Наверное, я употребил его не совсем верно, потому что врач поморщилась.

– Ну… можно сказать и так.

– Но кваzи же нельзя назвать бесчувственными или лишёнными сострадания, – сказал я.

– Нет-нет, конечно! – быстро сказала Марина Абрамовна. – Но они… как бы вам сказать… они рассудочно моральны. Вот представьте себе, к примеру, что тонет корабль. И вы можете спасти либо пять человек, либо одного. Ваше решение?

– Глупый вопрос, – сказал я. – Пятерых, конечно.

– Хорошо. А вот та же самая ситуация, но шестой человек тоже лезет в шлюпку. У вас пистолет. Если вы не застрелите шестого – то шлюпка потонет. Ваши действия?

– Останусь сам, – выкрутился я.

Марина Абрамовна улыбнулась:

– Допустим, это невозможно. Тогда погибнут все, только вы можете управлять шлюпкой. Что вы сделаете?

– Не знаю, – сказал я.

– Но ведь ничего не изменилось. Вы и так убивали человека, оставляя его на корабле, и спасали пятерых.

– Это другое, – сказал я.

– Для нас – нет, – произнёс с кушетки Михаил. – Для любого кваzи ситуация однозначна.

– Все дело в вентромедиальной префронтальной коре. – Марина Абрамовна оживилась, перейдя на любимую тему. – Это словно эмоциональный контроль над логикой. Обычная логика тоже требует от человека помогать другим людям, но логика не видит разницы между «бросил умирать» и «убил». Тут работает то, что Фрейд называл «супер-эго».

– То есть кваzи могут стать… людьми? – поразился я. – Ну то есть мёртвые-то они останутся мёртвые, но будут человечными?
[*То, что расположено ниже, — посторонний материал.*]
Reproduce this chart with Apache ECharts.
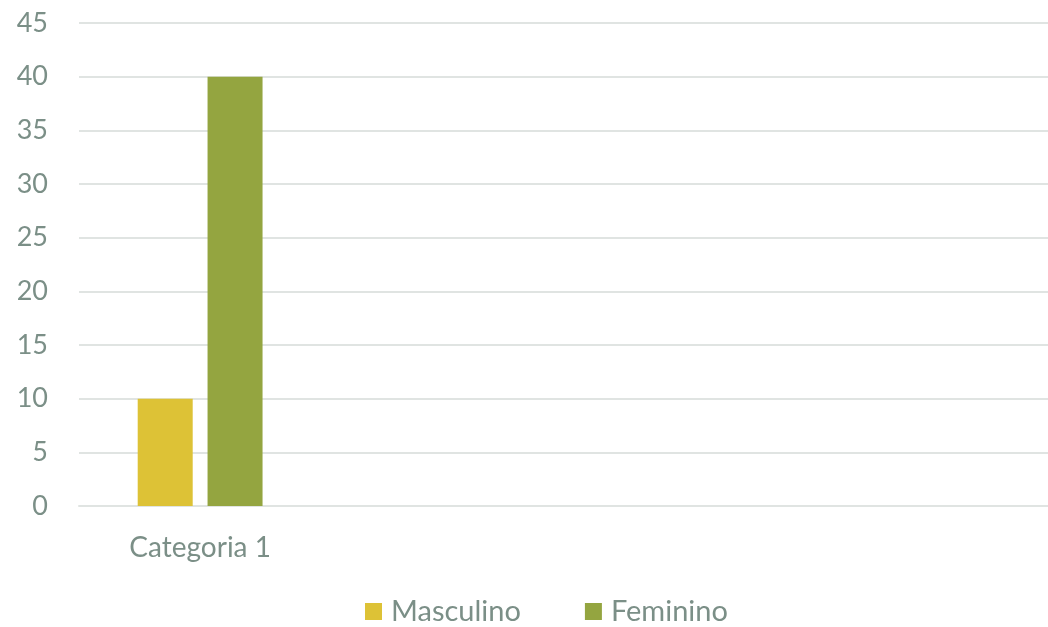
<!DOCTYPE html>
<html><head><meta charset="utf-8">
<script src="https://cdn.jsdelivr.net/npm/echarts@6/dist/echarts.min.js"></script>
<style>html,body{margin:0;padding:0;background:#fff}#c{width:1048px;height:627px}</style>
</head><body><div id="c"></div>
<script>
const categories = ["Categoria 1", "", "", ""];
const masculino = [10, null, null, null];
const feminino = [40, null, null, null];
const yTicks = { min: 0, max: 45, interval: 5 };
const textColor = '#7B8F87';
const font = 'Lato, "Open Sans", sans-serif';
const chart = echarts.init(document.getElementById('c'));
chart.setOption({
  animation: false,
  grid: { left: 79, right: 0, top: 23, bottom: 121, containLabel: false },
  legend: {
    top: 592, left: 360, itemWidth: 17, itemHeight: 17, itemGap: 64,
    icon: 'rect',
    textStyle: { color: textColor, fontSize: 29, fontFamily: font, padding: [0, 0, 0, 4] },
    data: ['Masculino', 'Feminino']
  },
  xAxis: {
    type: 'category', data: categories,
    axisLine: { show: true, lineStyle: { color: '#E0E4E2', width: 2 } },
    axisTick: { show: false },
    axisLabel: { color: textColor, fontSize: 28, fontFamily: font, margin: 28, interval: 0 }
  },
  yAxis: {
    type: 'value', min: yTicks.min, max: yTicks.max, interval: yTicks.interval,
    axisLine: { show: false }, axisTick: { show: false },
    axisLabel: { color: textColor, fontSize: 27, fontFamily: font, margin: 31 },
    splitLine: { lineStyle: { color: '#E0E4E2', width: 2 } }
  },
  series: [
    { name: 'Masculino', type: 'bar', data: masculino, barWidth: 55, barGap: '27%', itemStyle: { color: '#DDC236' } },
    { name: 'Feminino', type: 'bar', data: feminino, barWidth: 55, itemStyle: { color: '#94A540' } }
  ]
});
</script></body></html>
– Это временно, – сказал Михаил со вздохом. – Это на четверть часа. И эффект слабеет от раза к разу, в итоге сходя на нет…
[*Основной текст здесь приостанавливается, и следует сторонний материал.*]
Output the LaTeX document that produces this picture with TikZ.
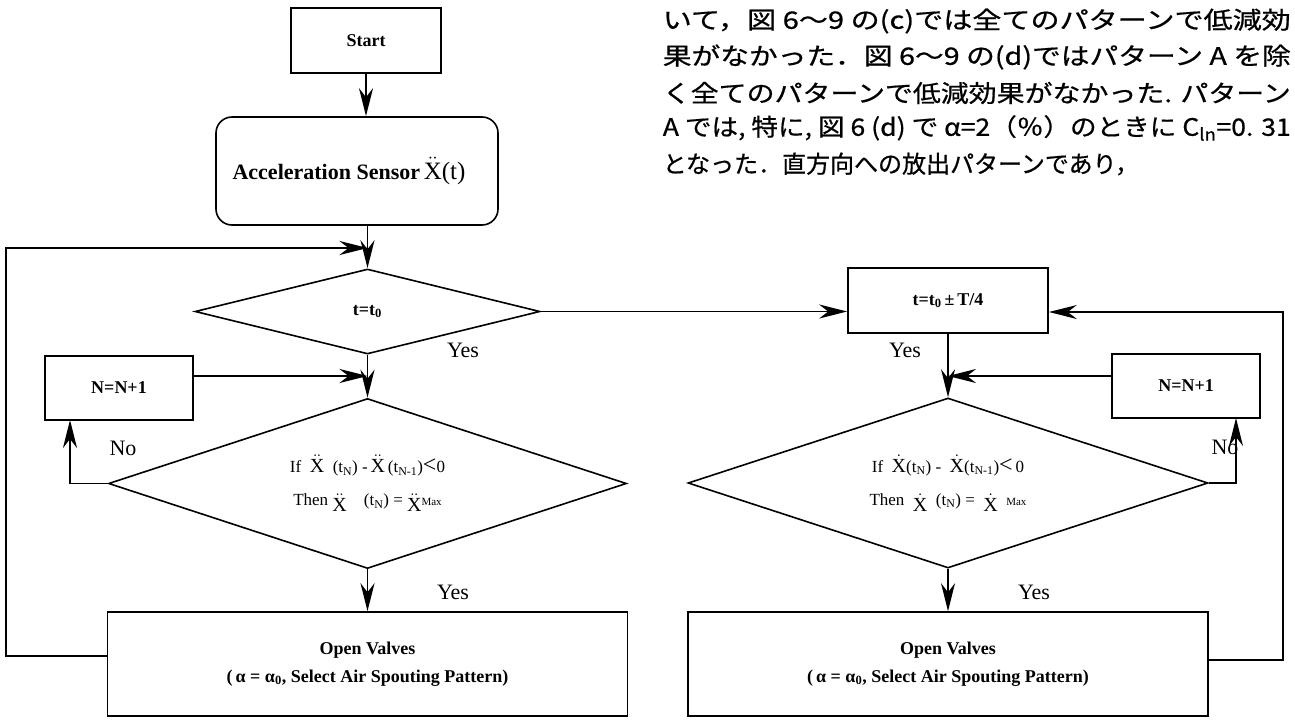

Он перевёл взгляд на меня – и я вздрогнул. Взгляд был живым. Будто в нём включилось что-то, заработало, проснулось.

– Ты, наверное, задаёшься вопросом, зачем мы ходим в такие вот центры… Да для того же, что и в церковь. Чтобы почувствовать себя живыми. Чтобы ощутить что-то, стоящее выше нашего разума. Это как голод. Тот голод, что мы ощущаем, когда восстали. Только тот голод проходит, а этот – нет…

Кваzи замолчал.

– Вы же ничего не помните после возвышения… – пробормотал я.
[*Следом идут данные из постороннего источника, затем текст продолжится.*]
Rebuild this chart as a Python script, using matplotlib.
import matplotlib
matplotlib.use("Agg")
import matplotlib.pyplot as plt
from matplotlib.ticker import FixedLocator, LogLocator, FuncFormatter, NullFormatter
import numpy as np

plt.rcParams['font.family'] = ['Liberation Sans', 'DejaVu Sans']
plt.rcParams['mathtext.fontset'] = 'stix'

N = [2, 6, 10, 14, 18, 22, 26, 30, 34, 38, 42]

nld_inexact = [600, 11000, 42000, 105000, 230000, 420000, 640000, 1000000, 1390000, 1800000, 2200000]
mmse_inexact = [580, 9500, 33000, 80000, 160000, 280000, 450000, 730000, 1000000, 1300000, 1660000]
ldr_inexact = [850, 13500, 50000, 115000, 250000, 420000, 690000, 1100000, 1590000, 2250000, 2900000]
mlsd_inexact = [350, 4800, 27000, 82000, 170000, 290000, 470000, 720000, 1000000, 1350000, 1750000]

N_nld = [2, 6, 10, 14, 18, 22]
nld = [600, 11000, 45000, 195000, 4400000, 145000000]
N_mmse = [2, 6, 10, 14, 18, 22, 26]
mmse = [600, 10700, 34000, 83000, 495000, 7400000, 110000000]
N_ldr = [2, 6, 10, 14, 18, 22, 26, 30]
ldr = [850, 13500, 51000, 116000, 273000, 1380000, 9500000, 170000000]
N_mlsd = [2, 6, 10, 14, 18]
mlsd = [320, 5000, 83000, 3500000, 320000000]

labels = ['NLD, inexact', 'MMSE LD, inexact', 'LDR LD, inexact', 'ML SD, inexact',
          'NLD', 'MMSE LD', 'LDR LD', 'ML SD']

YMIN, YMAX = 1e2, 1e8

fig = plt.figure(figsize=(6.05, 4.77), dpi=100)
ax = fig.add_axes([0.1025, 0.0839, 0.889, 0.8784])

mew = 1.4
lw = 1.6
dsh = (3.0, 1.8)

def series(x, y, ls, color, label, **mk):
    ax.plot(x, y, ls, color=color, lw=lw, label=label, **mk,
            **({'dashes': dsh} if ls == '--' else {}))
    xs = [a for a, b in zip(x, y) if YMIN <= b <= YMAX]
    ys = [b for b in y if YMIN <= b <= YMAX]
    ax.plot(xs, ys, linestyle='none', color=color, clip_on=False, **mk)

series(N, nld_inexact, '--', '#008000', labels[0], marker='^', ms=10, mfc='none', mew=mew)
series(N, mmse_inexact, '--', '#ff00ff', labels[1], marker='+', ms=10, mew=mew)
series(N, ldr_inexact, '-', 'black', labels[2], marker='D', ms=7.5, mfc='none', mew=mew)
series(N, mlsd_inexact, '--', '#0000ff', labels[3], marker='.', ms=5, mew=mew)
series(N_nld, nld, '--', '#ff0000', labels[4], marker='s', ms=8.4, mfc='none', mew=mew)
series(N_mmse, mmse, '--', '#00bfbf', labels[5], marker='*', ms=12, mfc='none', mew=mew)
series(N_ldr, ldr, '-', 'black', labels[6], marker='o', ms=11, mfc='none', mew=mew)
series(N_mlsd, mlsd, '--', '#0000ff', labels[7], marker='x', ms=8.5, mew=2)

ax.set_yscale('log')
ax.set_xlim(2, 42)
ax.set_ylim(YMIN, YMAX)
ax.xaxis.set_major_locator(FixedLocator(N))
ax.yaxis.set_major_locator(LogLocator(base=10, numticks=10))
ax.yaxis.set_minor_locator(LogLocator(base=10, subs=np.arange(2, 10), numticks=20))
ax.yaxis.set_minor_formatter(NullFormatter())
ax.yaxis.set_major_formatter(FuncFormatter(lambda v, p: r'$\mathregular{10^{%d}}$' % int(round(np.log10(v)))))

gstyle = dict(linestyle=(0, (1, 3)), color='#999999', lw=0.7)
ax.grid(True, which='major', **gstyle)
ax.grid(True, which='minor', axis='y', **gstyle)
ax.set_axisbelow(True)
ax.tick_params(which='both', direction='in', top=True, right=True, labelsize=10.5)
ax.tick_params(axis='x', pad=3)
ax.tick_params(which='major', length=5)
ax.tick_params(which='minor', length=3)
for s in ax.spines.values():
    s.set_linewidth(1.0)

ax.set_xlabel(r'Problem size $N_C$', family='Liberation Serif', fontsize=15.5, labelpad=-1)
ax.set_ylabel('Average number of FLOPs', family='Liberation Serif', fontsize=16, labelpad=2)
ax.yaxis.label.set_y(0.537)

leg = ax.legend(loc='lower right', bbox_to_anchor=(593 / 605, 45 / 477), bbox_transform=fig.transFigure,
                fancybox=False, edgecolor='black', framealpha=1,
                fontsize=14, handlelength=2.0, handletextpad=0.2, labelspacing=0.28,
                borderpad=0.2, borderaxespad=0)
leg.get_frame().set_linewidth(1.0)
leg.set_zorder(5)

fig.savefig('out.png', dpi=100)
– Голод помнят все. Только о нём не говорят. – Михаил перевёл взгляд на Марину Абрамовну. Та отступила на шаг. – Женщина-кваzи. Молодая. Могла называть себя Викторией. Могла притворяться мужчиной, но это вряд ли, вблизи вы бы поняли.

Он достал из кармана старенький мобильник и показал врачу фотографию Виктории.

– Вчера. Короткая стрижка, ярко-рыжие волосы. Назвалась Марией Незваной, – чётко, почти по-военному отрапортовала доктор. – У нас была первый раз.

– Вы были на её сеансе?

– Нет, это не обязательно.

– Запись вели? Аудио, видео?

– Ну что вы! – Марина Абрамовна явно обиделась. – У нас с этикой очень строго…

– Хоть что-то она говорила? – с надеждой спросил Михаил.

Мария Абрамовна всплеснула руками.

– Да как все! Как все, ничего особенного! Что перед ней серьёзные проблемы, что ситуация заставляет её предавать своих, что она хотела бы попробовать взглянуть на проблему с нашей… с человеческой точки зрения… Я понимаю, это немного наивный взгляд, но очень часто ваши приходят именно за этим…

– Она сказала «предавать своих»? – уточнил Михаил. – Вы уверены?

Мария Абрамовна кивнула.

– Тогда подождите снаружи, – сказал Михаил. – Подготовьте копию её анкеты. А я хочу остаться с товарищем.

Директор центра с неожиданным проворством выпорхнула из кабинета.

– Ты что-то понял о Виктории? – с сомнением спросил я.

– Возможно, – сказал Михаил, глядя на меня. – Надо ещё разобраться. Но для этого мне не нужно было колоться самому. Я хотел посмотреть на другую проблему с иной, с человеческой стороны.